§ **TASK REQUIREMENTS**: Restate each line word for word. Leave out every picture.

§ **DATA**:
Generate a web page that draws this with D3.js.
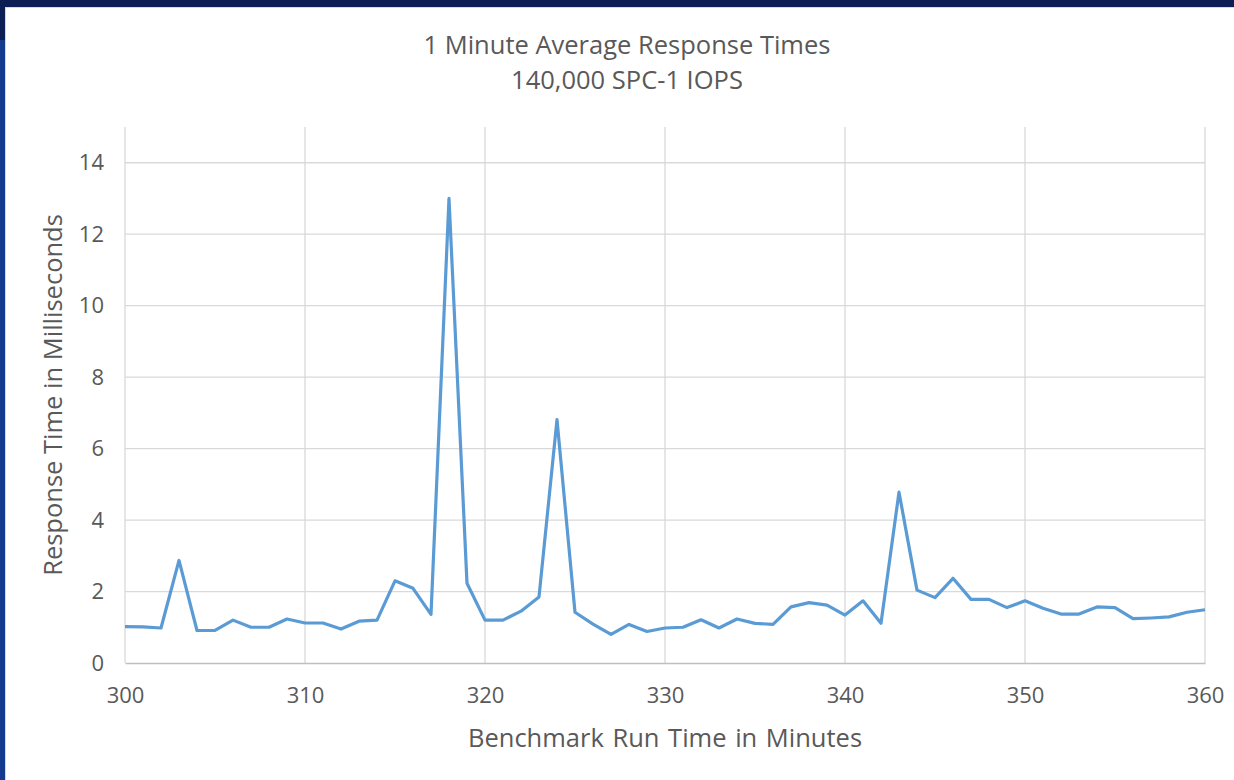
<!DOCTYPE html>
<html><head><meta charset="utf-8">
<script src="https://cdn.jsdelivr.net/npm/d3@7"></script>
<style>
html,body{margin:0;padding:0;background:#0b1f55;}
svg{display:block;}
text{font-family:"Open Sans","Noto Sans",sans-serif;fill:#595959;}
</style></head>
<body>
<script>
const minutes = d3.range(300, 361);
const responseMs = [
 1.02,1.01,0.98,2.87,0.91,0.91,1.2,1.0,1.0,1.23,
 1.12,1.12,0.95,1.17,1.2,2.3,2.09,1.36,13.0,2.23,
 1.2,1.2,1.45,1.85,6.81,1.42,1.09,0.8,1.08,0.88,
 0.98,1.0,1.21,0.98,1.23,1.11,1.08,1.57,1.69,1.62,
 1.34,1.74,1.11,4.78,2.04,1.83,2.37,1.78,1.78,1.55,
 1.74,1.53,1.37,1.37,1.57,1.55,1.24,1.26,1.29,1.42,1.49
];
const xTicks = [300,310,320,330,340,350,360];
const yTicks = [0,2,4,6,8,10,12,14];
const titleLines = ["1 Minute Average Response Times","140,000 SPC-1 IOPS"];
const xTitle = "Benchmark Run Time  in Minutes";
const yTitle = "Response Time in Milliseconds";

const W = 1234, H = 780;
const svg = d3.select("body").append("svg").attr("width", W).attr("height", H);
// frame
svg.append("rect").attr("x",0).attr("y",0).attr("width",W).attr("height",H).attr("fill","#0b1f55");
svg.append("rect").attr("x",0).attr("y",40).attr("width",6).attr("height",H-40).attr("fill","#133a8c");
svg.append("rect").attr("x",5).attr("y",7).attr("width",W-5).attr("height",H-7).attr("fill","#d9d9d9");
svg.append("rect").attr("x",6).attr("y",8).attr("width",W-6).attr("height",H-8).attr("fill","#ffffff");

const L = 125, R = 1205, T = 127, B = 663;
const x = d3.scaleLinear().domain([300,360]).range([L,R]);
const y = d3.scaleLinear().domain([0,15]).range([B,T]);

// horizontal gridlines
svg.append("g").selectAll("line").data(yTicks.filter(d=>d>0)).join("line")
  .attr("x1",L).attr("x2",R).attr("y1",d=>y(d)).attr("y2",d=>y(d))
  .attr("stroke","#d9d9d9").attr("stroke-width",1.3);
// vertical gridlines
svg.append("g").selectAll("line").data(xTicks).join("line")
  .attr("x1",d=>x(d)).attr("x2",d=>x(d)).attr("y1",T).attr("y2",B)
  .attr("stroke","#d9d9d9").attr("stroke-width",1.3);

// x axis
const xAxis = svg.append("g").attr("transform",`translate(0,${B})`)
  .call(d3.axisBottom(x).tickValues(xTicks).tickSize(0).tickPadding(24).tickFormat(d3.format("d")));
xAxis.select(".domain").attr("stroke","#bfbfbf").attr("stroke-width",1.5);
xAxis.selectAll("text").attr("font-size",22).attr("fill","#595959").style("font-family","Open Sans");

// y axis
const yAxis = svg.append("g").attr("transform",`translate(${L},0)`)
  .call(d3.axisLeft(y).tickValues(yTicks).tickSize(0).tickPadding(21));
yAxis.select(".domain").remove();
yAxis.selectAll("text").attr("font-size",22).attr("fill","#595959").style("font-family","Open Sans");

// line
svg.append("path").datum(minutes.map((m,i)=>[m,responseMs[i]]))
  .attr("fill","none").attr("stroke","#5b9bd5").attr("stroke-width",3.2)
  .attr("stroke-linejoin","round")
  .attr("d", d3.line().x(d=>x(d[0])).y(d=>y(d[1])));

// titles
svg.append("g").selectAll("text").data(titleLines).join("text")
  .attr("x",627).attr("y",(d,i)=>54+i*35).attr("text-anchor","middle")
  .attr("font-size",25.5).text(d=>d);
svg.append("text").attr("x",665).attr("y",747).attr("text-anchor","middle")
  .attr("font-size",25.5).style("word-spacing","2px").text(xTitle);
svg.append("text").attr("transform",`translate(62,395) rotate(-90)`).attr("text-anchor","middle")
  .attr("font-size",25.5).text(yTitle);
</script>
</body></html>
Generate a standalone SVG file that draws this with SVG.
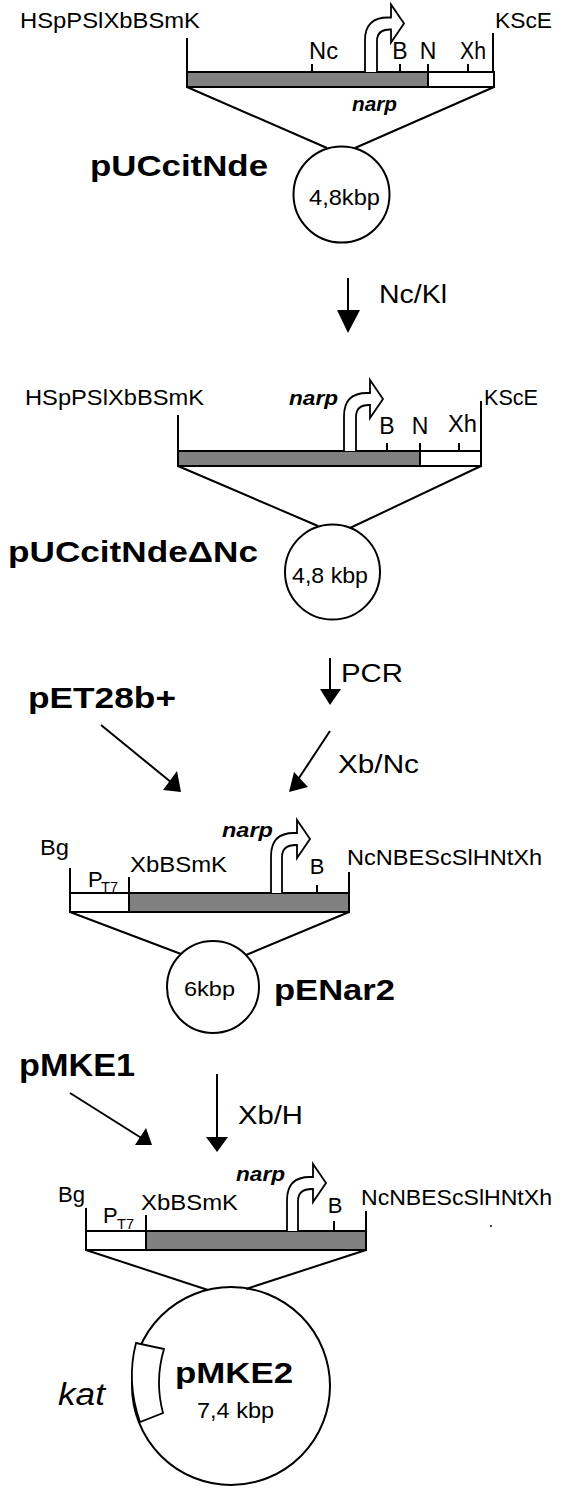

§ **THE SOLUTION**:
Generate a web page that draws this with D3.js.
<!DOCTYPE html>
<html><head><meta charset="utf-8">
<script src="https://cdn.jsdelivr.net/npm/d3@7"></script>
<style>
html,body{margin:0;padding:0;background:#0b1f55;}
svg{display:block;}
text{font-family:"Open Sans","Noto Sans",sans-serif;fill:#595959;}
</style></head>
<body>
<script>
const minutes = d3.range(300, 361);
const responseMs = [
 1.02,1.01,0.98,2.87,0.91,0.91,1.2,1.0,1.0,1.23,
 1.12,1.12,0.95,1.17,1.2,2.3,2.09,1.36,13.0,2.23,
 1.2,1.2,1.45,1.85,6.81,1.42,1.09,0.8,1.08,0.88,
 0.98,1.0,1.21,0.98,1.23,1.11,1.08,1.57,1.69,1.62,
 1.34,1.74,1.11,4.78,2.04,1.83,2.37,1.78,1.78,1.55,
 1.74,1.53,1.37,1.37,1.57,1.55,1.24,1.26,1.29,1.42,1.49
];
const xTicks = [300,310,320,330,340,350,360];
const yTicks = [0,2,4,6,8,10,12,14];
const titleLines = ["1 Minute Average Response Times","140,000 SPC-1 IOPS"];
const xTitle = "Benchmark Run Time  in Minutes";
const yTitle = "Response Time in Milliseconds";

const W = 1234, H = 780;
const svg = d3.select("body").append("svg").attr("width", W).attr("height", H);
// frame
svg.append("rect").attr("x",0).attr("y",0).attr("width",W).attr("height",H).attr("fill","#0b1f55");
svg.append("rect").attr("x",0).attr("y",40).attr("width",6).attr("height",H-40).attr("fill","#133a8c");
svg.append("rect").attr("x",5).attr("y",7).attr("width",W-5).attr("height",H-7).attr("fill","#d9d9d9");
svg.append("rect").attr("x",6).attr("y",8).attr("width",W-6).attr("height",H-8).attr("fill","#ffffff");

const L = 125, R = 1205, T = 127, B = 663;
const x = d3.scaleLinear().domain([300,360]).range([L,R]);
const y = d3.scaleLinear().domain([0,15]).range([B,T]);

// horizontal gridlines
svg.append("g").selectAll("line").data(yTicks.filter(d=>d>0)).join("line")
  .attr("x1",L).attr("x2",R).attr("y1",d=>y(d)).attr("y2",d=>y(d))
  .attr("stroke","#d9d9d9").attr("stroke-width",1.3);
// vertical gridlines
svg.append("g").selectAll("line").data(xTicks).join("line")
  .attr("x1",d=>x(d)).attr("x2",d=>x(d)).attr("y1",T).attr("y2",B)
  .attr("stroke","#d9d9d9").attr("stroke-width",1.3);

// x axis
const xAxis = svg.append("g").attr("transform",`translate(0,${B})`)
  .call(d3.axisBottom(x).tickValues(xTicks).tickSize(0).tickPadding(24).tickFormat(d3.format("d")));
xAxis.select(".domain").attr("stroke","#bfbfbf").attr("stroke-width",1.5);
xAxis.selectAll("text").attr("font-size",22).attr("fill","#595959").style("font-family","Open Sans");

// y axis
const yAxis = svg.append("g").attr("transform",`translate(${L},0)`)
  .call(d3.axisLeft(y).tickValues(yTicks).tickSize(0).tickPadding(21));
yAxis.select(".domain").remove();
yAxis.selectAll("text").attr("font-size",22).attr("fill","#595959").style("font-family","Open Sans");

// line
svg.append("path").datum(minutes.map((m,i)=>[m,responseMs[i]]))
  .attr("fill","none").attr("stroke","#5b9bd5").attr("stroke-width",3.2)
  .attr("stroke-linejoin","round")
  .attr("d", d3.line().x(d=>x(d[0])).y(d=>y(d[1])));

// titles
svg.append("g").selectAll("text").data(titleLines).join("text")
  .attr("x",627).attr("y",(d,i)=>54+i*35).attr("text-anchor","middle")
  .attr("font-size",25.5).text(d=>d);
svg.append("text").attr("x",665).attr("y",747).attr("text-anchor","middle")
  .attr("font-size",25.5).style("word-spacing","2px").text(xTitle);
svg.append("text").attr("transform",`translate(62,395) rotate(-90)`).attr("text-anchor","middle")
  .attr("font-size",25.5).text(yTitle);
</script>
</body></html>
Generate a standalone SVG file that draws this with SVG.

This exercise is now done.